EX-ARMY CHIEF FAULTS TRIAL BY MILITARY COURT OVER ALLEGED FRAUD
FORMER Managing Director of the Army Post Service Homes (Savings and Loans) Limited, Brig. General Felix Mohammed, has said that the General Court Martial (GCM) convened by the Chief of Army Staff, Lt. General Abdulrahman Dambazau, lacked the competence and jurisdiction to try him for alleged fraud and misappropriation of funds.
Besides, Mohammed, who is currently standing trial along with the Project Manager of PSHL, Col. Greg Edegbe, told the GCM sitting in Kaduna, through his lawyer, Mr. Adagoji Abu, that the military court did not have the powers to arraign or try him for the offence they claimed he committed.

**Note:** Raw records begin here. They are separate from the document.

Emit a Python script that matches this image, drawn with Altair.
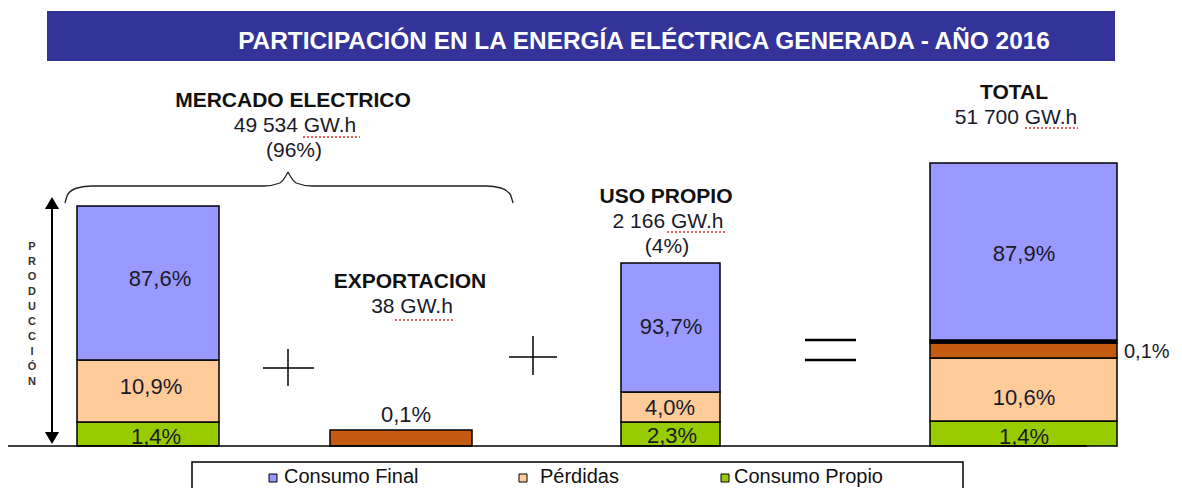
import altair as alt
import pandas as pd

W, H = 1166, 480
BASE = 446  # page y of the ground line

# ---------------- data ----------------
title = "PARTICIPACIÓN  EN LA ENERGÍA ELÉCTRICA GENERADA - AÑO 2016"

bar_ids = ["M", "E", "U", "T"]
bar_names = ["MERCADO ELECTRICO", "EXPORTACION", "USO PROPIO", "TOTAL"]
bar_energy = ["49 534 GW.h", "38 GW.h", "2 166 GW.h", "51 700 GW.h"]
bar_share = ["(96%)", "", "(4%)", ""]

seg_bar = ["M", "M", "M", "E", "U", "U", "U", "T", "T", "T", "T", "T"]
seg_comp = ["Consumo Propio", "Pérdidas", "Consumo Final", "Exportación",
            "Consumo Propio", "Pérdidas", "Consumo Final",
            "Consumo Propio", "Pérdidas", "Exportación", "Separador", "Consumo Final"]
seg_label = ["1,4%", "10,9%", "87,6%", "0,1%", "2,3%", "4,0%", "93,7%",
             "1,4%", "10,6%", "0,1%", "", "87,9%"]
# schematic (drawn) heights of each stacked block
seg_height = [24, 62, 154, 16, 24, 30, 129, 25, 63, 15, 3, 177]

legend_items = ["Consumo Final", "Pérdidas", "Consumo Propio"]

comp_colors = {"Consumo Final": "#9999FF", "Pérdidas": "#FFCC99",
               "Consumo Propio": "#99CC00", "Exportación": "#C55A11",
               "Separador": "#000000"}

# ---------------- layout ----------------
bar_x = {"M": (77, 219), "E": (330, 472), "U": (621, 720), "T": (930, 1117)}
head_pos = {"M": (293, 101), "E": (410, 282), "U": (666, 197), "T": (1014, 93)}
label_pos = [(156, 437), (151, 387), (160, 279), (406, 415), (672, 436), (670, 408),
             (671, 327), (1024, 437), (1024, 398), (1124, 352), (0, 0), (1024, 254)]
label_side = ["center"] * 9 + ["left", "center", "center"]

xs = alt.Scale(domain=[8, 8 + W], nice=False, zero=False)
ys = alt.Scale(domain=[8, 8 + H], reverse=True, nice=False, zero=False)
X = lambda f="x": alt.X(f"{f}:Q", scale=xs, axis=None)
Y = lambda f="y": alt.Y(f"{f}:Q", scale=ys, axis=None)

# segments
rows = []
cum = {b: 0 for b in bar_ids}
for b, c, lab, h, (lx, ly), al in zip(seg_bar, seg_comp, seg_label, seg_height, label_pos, label_side):
    h0 = cum[b]
    h1 = h0 + h
    cum[b] = h1
    rows.append(dict(bar=b, comp=c, lab=lab, x=bar_x[b][0], x2=bar_x[b][1],
                     y=BASE - h1, y2=BASE - h0, color=comp_colors[c],
                     lx=lx, ly=ly, side=al))
seg = pd.DataFrame(rows)

bars = alt.Chart(seg).mark_rect(stroke="black", strokeWidth=1.5).encode(
    x=X(), x2="x2:Q", y=Y(), y2="y2:Q", fill=alt.Fill("color:N", scale=None))

lab_c = alt.Chart(seg[(seg["lab"] != "") & (seg["side"] == "center")]).mark_text(
    font="Liberation Sans", fontSize=22, color="#1a1a2a", baseline="middle", align="center"
).encode(x=X("lx"), y=Y("ly"), text="lab:N")
lab_l = alt.Chart(seg[(seg["lab"] != "") & (seg["side"] == "left")]).mark_text(
    font="Liberation Sans", fontSize=20, color="#1a1a2a", baseline="middle", align="left"
).encode(x=X("lx"), y=Y("ly"), text="lab:N")

# headers
hrows, srows = [], []
for b, n, e, s in zip(bar_ids, bar_names, bar_energy, bar_share):
    hx, hy = head_pos[b]
    hrows.append(dict(x=hx, y=hy, t=n))
    srows.append(dict(x=hx + 2, y=hy + 25, t=e))
    if s:
        srows.append(dict(x=hx + 1, y=hy + 50, t=s))
heads = alt.Chart(pd.DataFrame(hrows)).mark_text(
    font="Liberation Sans", fontSize=21, fontWeight="bold", color="#111111", baseline="middle"
).encode(x=X(), y=Y(), text="t:N")
subs = alt.Chart(pd.DataFrame(srows)).mark_text(
    font="Liberation Sans", fontSize=21, color="#1a1a2a", baseline="middle"
).encode(x=X(), y=Y(), text="t:N")

# spell-check underline under GW.h
sq = pd.DataFrame(dict(x=[303, 395, 667, 1025], x2=[360, 455, 727, 1078],
                       y=[137, 320, 232, 128]))
squig = alt.Chart(sq).mark_rule(color="#e03030", strokeWidth=1.5, strokeDash=[2, 2]).encode(
    x=X(), x2="x2:Q", y=Y())

# title banner
ban = pd.DataFrame(dict(x=[47], x2=[1115], y=[11], y2=[61]))
banner = alt.Chart(ban).mark_rect(fill="#333399").encode(x=X(), x2="x2:Q", y=Y(), y2="y2:Q")
ttl = alt.Chart(pd.DataFrame(dict(x=[644], y=[42], t=[title]))).mark_text(
    font="Liberation Sans", fontSize=24.4, fontWeight="bold", color="white", baseline="middle"
).encode(x=X(), y=Y(), text="t:N")

# operators (+, +, =) and ground line
ops = pd.DataFrame(dict(
    x=[263, 288, 509, 533, 805, 805, 8],
    x2=[314, 288, 557, 533, 856, 856, 1087],
    y=[368, 349, 357, 336, 340, 360, BASE],
    y2=[368, 386, 357, 375, 340, 360, BASE],
    w=[1.5, 1.5, 1.5, 1.5, 2.5, 2.5, 1.5]))
opsl = alt.Chart(ops).mark_rule(color="black").encode(
    x=X(), x2="x2:Q", y=Y(), y2="y2:Q", strokeWidth=alt.StrokeWidth("w:Q", scale=None))

# production arrow
arr = alt.Chart(pd.DataFrame(dict(x=[52], y=[206], y2=[434]))).mark_rule(
    color="black", strokeWidth=2).encode(x=X(), y=Y(), y2="y2:Q")
heads_arr = alt.Chart(pd.DataFrame(dict(x=[52, 52], y=[203, 438],
                                        s=["triangle-up", "triangle-down"]))).mark_point(
    filled=True, color="black", size=200, opacity=1).encode(
    x=X(), y=Y(), shape=alt.Shape("s:N", scale=None))
prod = list("PRODUCCIÓN")
prod_df = pd.DataFrame(dict(x=[32] * len(prod), y=[247 + 15 * i for i in range(len(prod))], t=prod))
prodt = alt.Chart(prod_df).mark_text(
    font="Liberation Sans", fontSize=11, fontWeight="bold", color="#3a3030", baseline="middle"
).encode(x=X(), y=Y(), text="t:N")

# curly brace over the electricity market block
brace = pd.DataFrame(dict(
    part=["L"] * 7 + ["R"] * 7,
    x=[65, 68, 77, 92, 264, 280, 288, 288, 296, 312, 486, 501, 510, 513],
    y=[203, 194, 188, 186, 186, 183, 172, 172, 183, 186, 186, 188, 194, 203]))
bracel = alt.Chart(brace).mark_line(color="#222222", strokeWidth=1.3, interpolate="monotone").encode(
    x=X(), y=Y(), detail="part:N")

# legend
lbox = alt.Chart(pd.DataFrame(dict(x=[192], x2=[963], y=[462], y2=[500]))).mark_rect(
    fill="white", stroke="black", strokeWidth=1.5).encode(x=X(), x2="x2:Q", y=Y(), y2="y2:Q")
leg = pd.DataFrame(dict(t=legend_items, sx=[269, 519, 721], tx=[284, 540, 734],
                        color=[comp_colors[c] for c in legend_items]))
leg["sx2"] = leg["sx"] + 8
leg["y"] = 474
leg["y2"] = 482
leg["ty"] = 477
lsq = alt.Chart(leg).mark_rect(stroke="black", strokeWidth=1).encode(
    x=X("sx"), x2="sx2:Q", y=Y(), y2="y2:Q", fill=alt.Fill("color:N", scale=None))
ltx = alt.Chart(leg).mark_text(
    font="Liberation Sans", fontSize=20, color="#111111", align="left", baseline="middle"
).encode(x=X("tx"), y=Y("ty"), text="t:N")

chart = alt.layer(
    banner, ttl, bracel, arr, heads_arr, prodt, bars, lab_c, lab_l, heads, subs, squig,
    opsl, lbox, lsq, ltx
).properties(
    width=W, height=H, padding=0, autosize=alt.AutoSizeParams(type="none"), background="white"
).configure_view(stroke=None)

chart.save("out.html", embed_options={"renderer": "svg", "actions": False})
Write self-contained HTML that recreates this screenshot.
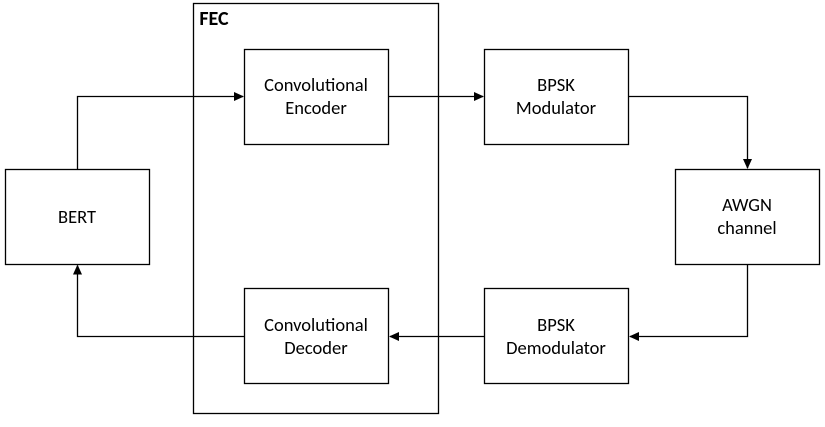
<!DOCTYPE html>
<html><head><style>html,body{margin:0;padding:0;background:#fff;}</style></head>
<body>
<svg width="825" height="422" xmlns="http://www.w3.org/2000/svg" font-family="Calibri, 'Liberation Sans', sans-serif" font-size="18.5" fill="none">
<defs><marker id="a" markerWidth="10" markerHeight="10" refX="9" refY="5" orient="auto" markerUnits="userSpaceOnUse"><path d="M0,0.5 L10,5 L0,9.5 z" fill="#000"/></marker></defs>
<g stroke="#000" stroke-width="1.3">
<rect x="193.5" y="3.5" width="245" height="410"/>
<rect x="5.5" y="169.5" width="144" height="95"/>
<rect x="244.5" y="49.5" width="144" height="95"/>
<rect x="244.5" y="288.5" width="144" height="95"/>
<rect x="484.5" y="49.5" width="144" height="95"/>
<rect x="484.5" y="288.5" width="144" height="95"/>
<rect x="675.5" y="169.5" width="144" height="95"/>
<polyline points="77.5,169 77.5,96.5 243,96.5" marker-end="url(#a)"/>
<polyline points="389,96.5 483,96.5" marker-end="url(#a)"/>
<polyline points="629,96.5 747.5,96.5 747.5,168" marker-end="url(#a)"/>
<polyline points="747.5,265 747.5,336.5 630,336.5" marker-end="url(#a)"/>
<polyline points="484,336.5 390,336.5" marker-end="url(#a)"/>
<polyline points="244,336.5 77.5,336.5 77.5,265.5" marker-end="url(#a)"/>
</g>
<g fill="#000" text-anchor="middle">
<text x="214" y="25" style="font-weight:bold;font-size:20px">FEC</text>
<text x="77" y="223">BERT</text>
<text x="316" y="91">Convolutional</text><text x="316" y="114">Encoder</text>
<text x="316" y="331">Convolutional</text><text x="316" y="354">Decoder</text>
<text x="556" y="91">BPSK</text><text x="556" y="114">Modulator</text>
<text x="556" y="331">BPSK</text><text x="556" y="354">Demodulator</text>
<text x="747" y="211">AWGN</text><text x="747" y="234">channel</text>
</g>
</svg>
</body></html>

He added that his opposition was hinged on the fact that he was no longer in service, having voluntarily retired from the Nigerian Army since September 2009.
Mohammed and Udegbe are currently standing trial before the GCM which commenced sitting on Wednesday on an 11-count charge of alleged misappropriation of funds belonging to the PSHL.
In a preliminary objection to the charges brought against the officers, Mohammed's counsel urged the military court to dismiss and strike out the charges against the applicant.
He argued that the Chief of Army staff acted ultra vires when he recalled the accused officer to the army without the approval of the Army Council for the purpose of being tried for the alleged offences long after he had voluntarily retired from service.
The counsel further expressed surprise that his client could be brought fully dressed in military uniform before the GCM for arraignment when he had since last September ceased to be a military personnel.
He stated that the Army Council had on June 9, 2009 approved the voluntary retirement of the applicant with effect from September 30, 2009 when he finally disengaged from the Nigerian Army.
Abu argued that the convening order for the commencement of Mohammed's trial dated April 6, 2010 was issued six months after the applicant retired from the Nigerian Army and had ceased to be subject to military service laws.
Mohammed's counsel, therefore, argued that by virtue of the provision of Section 1301 and 1629 of the Armed Forces Act Cap A20 Laws of the Federation of Nigeria 2004, the applicant was 'no longer triable under service laws.'
He also argued that since the powers of the General Court Martial derived from the Armed Forces Act, the court lacked the 'requisite jurisdiction' to try the applicant.
The accused's counsel therefore stated that issuance of the convening order for the GCM to commence the trial of the applicant by the Chief of Army Staff was 'illegal, wrongful, malicious, vexatious, unconstitutional and amounts to an abuse of the authority and powers of the President and Commander-in-Chief of the Armed Forces of Nigeria.'
Citing Section 25 of the Armed Forces Act 2004, he explained that only the President of the country had the powers to recall retired personnel for reserve service through the National Assembly and that all retired officers and not a single individual could be recalled for such reserve service.
Abu also stated that a case on the jurisdiction of the GCM was already before a Federal High Court in Abuja and that the COAS, the Attorney General of the Federation and the Chief of Defence Staff had already entered a defence in the matter.
'The GCM is a creation of statute and its jurisdiction cannot be extended by a mere convening order. Therefore, the GCM should decline jurisdiction and dismiss the charges against the applicant. The issue of jurisdiction is so fundamental and we must ensure that the rule of law is upheld in this case. The right thing to do is to decline the exercise of jurisdiction,' Mohammed's counsel argued.
Opposing the preliminary objection, the prosecution counsel, Brigadier General Andrew Agha-Okoro, who had earlier amended the charges, urged the court to go ahead with the arraignment and trial of the accused officers.
But the Judge-Advocate of the GCM, Brigadier General Lanre Adekagun advised the court that the issue of jurisdiction raised by the defence counsel in his preliminary objection must be thrashed out first before further proceedings could continue.
In his submission, Udegbe's counsel, Brig. General Letam Wiwa, argued that the accused officers who had been in detention in the past eight months needed enough time to study the amendment made to the charges by the prosecution counsel in the courtroom.
He argued that because the amendment made to the charges were confusing, the accused and their counsel needed to properly understand the charges before their arraignment before the GCM.
The case was adjourned for further hearing tomorrow.